The other week, I ticked off yet another of their pubs, the Red Lion at Little Compton (pictured), right at the southern extreme of Warwickshire. A nice enough pub, and still retaining a public bar, but not really a write-home classic. This means that I have now visited 12 of their remaining original 15 pubs, a higher proportion than any other brewery in the country. I haven’t visited any of their three more recent acquisitions. Incidentally, the staff at the Red Lion must have misheard my order, and gave me the wrong kind of baguette, although when I eventually got the right one it was pretty good.

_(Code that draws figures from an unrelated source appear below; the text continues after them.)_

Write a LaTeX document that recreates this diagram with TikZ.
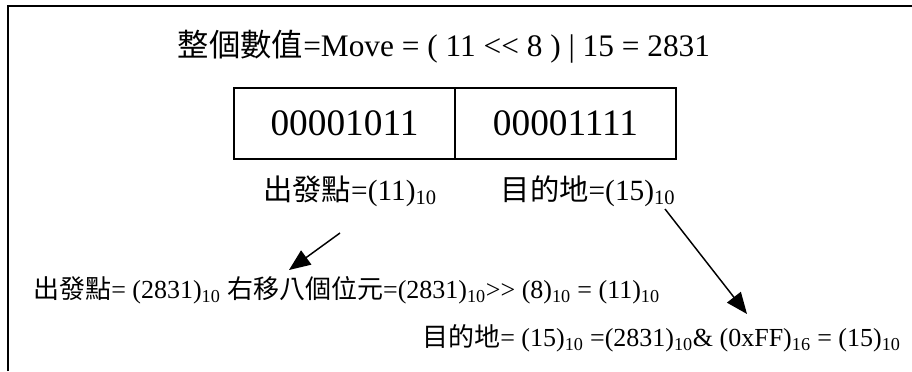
\documentclass[tikz,border=0pt]{standalone}
\usepackage{fontspec}
\setmainfont{Liberation Serif}
\newfontfamily\cjk{Noto Sans CJK TC}
\usetikzlibrary{arrows.meta}
\newcommand\lsub[1]{\textsubscript{#1}}
\begin{document}
\begin{tikzpicture}[x=0.75pt,y=-0.75pt,
  frameline/.style={line width=1.3pt},
  cell/.style={draw,line width=0.9pt,minimum width=165.75pt,minimum height=53.25pt,inner sep=0pt,font=\fontsize{28}{32}\selectfont},
  titletext/.style={inner sep=0pt,font=\fontsize{23.5}{27}\selectfont},
  labeltext/.style={inner sep=0pt,font=\fontsize{22}{26}\selectfont},
  formula/.style={inner sep=0pt,font=\fontsize{19.5}{23}\selectfont},
  arr/.style={line width=1.1pt,-{Triangle[length=16pt,width=13pt]}}]
\useasboundingbox (0,0) rectangle (912,371);
% frame (top and left edges)
\draw[frameline] (8,371) -- (8,6) -- (912,6);
% title
\node[titletext] (title) at (444,47) {{\cjk 整個數值}=Move = ( 11 {<}{<} 8 ) | 15 = 2831};
% register cells
\node[cell] (hi) at (344.5,123.5) {00001011};
\node[cell] (lo) at (565.5,123.5) {00001111};
% labels
\node[labeltext] (src) at (350,191) {{\cjk 出發點}=(11)\lsub{10}};
\node[labeltext] (dst) at (588,191) {{\cjk 目的地}=(15)\lsub{10}};
% formulas
\node[formula,anchor=west] (f1) at (33,290) {{\cjk 出發點}= (2831)\lsub{10} {\cjk 右移八個位元}=(2831)\lsub{10}{>}{>} (8)\lsub{10} = (11)\lsub{10}};
\node[formula,anchor=west] (f2) at (422,338) {{\cjk 目的地}= (15)\lsub{10} =(2831)\lsub{10}\& (0xFF)\lsub{16} = (15)\lsub{10}};
% arrows
\coordinate (a1s) at (340,233);
\coordinate (a1e) at (289,270);
\coordinate (a2s) at (665,209);
\coordinate (a2e) at (747,314);
\draw[arr] (a1s) -- (a1e);
\draw[arr] (a2s) -- (a2e);
\end{tikzpicture}
\end{document}
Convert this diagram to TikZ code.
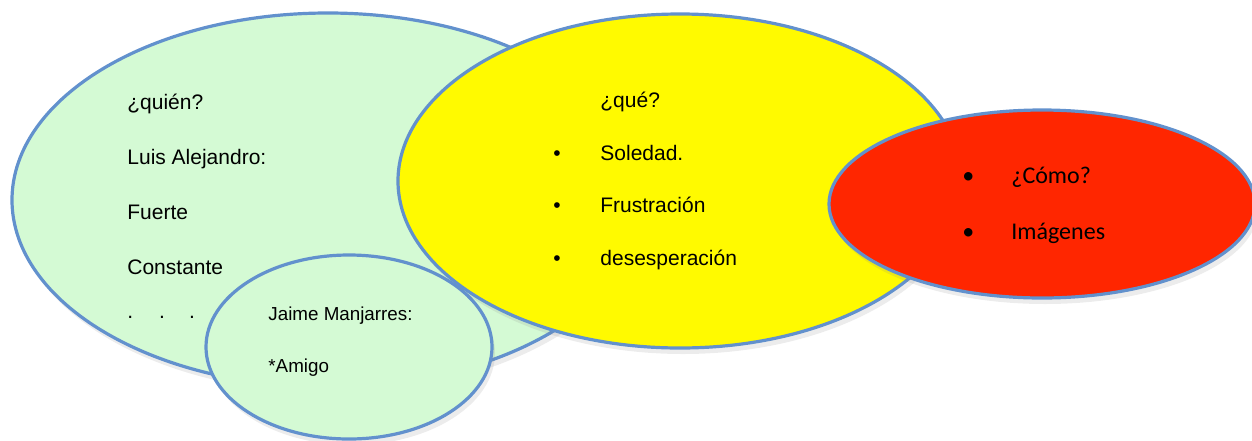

However, the reality doesn’t quite live up to the vision. For a start, while they’re almost all lovely buildings in beautiful settings, most of their pubs have been internally knocked around to a greater or lesser extent, and few can be said to have particularly characterful interiors. As I said before, “in the 1960s Mr Claude was bitten by the modernity bug, and many of them had been opened out and furnished in a faux-rustic style with wobbly-edged tables that even in the early 1980s seemed very dated.” The Black Bear in Moreton-in-Marsh, which was a particular offender, has now been further modernised and extended, and its main bar/lounge must be one of the most drab and characterless pub rooms I’ve encountered.
Plus their beers are never going to set the pulses racing. They were never outstanding, but even now BB always seems to have a slight haze on it, and any flavour, especially of hops, is very subdued. The low prices (typically £1 a pint below local competition) are some compensation, but no excuse. Sam Smith’s OBB is cheap, but it sacrifices nothing in terms of quality. Plus they now seem to have replaced SBA – a stronger best bitter version of the “ordinary” BB – with the more fashionable Cotswold Gold. I haven’t tried it yet, but it sounds like something of a concession to trendiness. As far as I can see, there’s only one Donnington pub, the Fox at Broadwell, with its beautiful village green setting, in the 2016 Good Beer Guide.
It would be great if Britain had more small, long-established family brewers providing a distinctive product to a tightly-knit tied estate. And it’s also great that Donnington is still there and continues to plough its own furrow. But it has to be recognised that not all will quite reach the standards of Batham’s in terms of either pubs or beer.
Edit: Alan Winfield has now posted a trip round all 15 Donnington pubs in a day on his blog here. The photos show what beautiful buildings they all are, externally at least.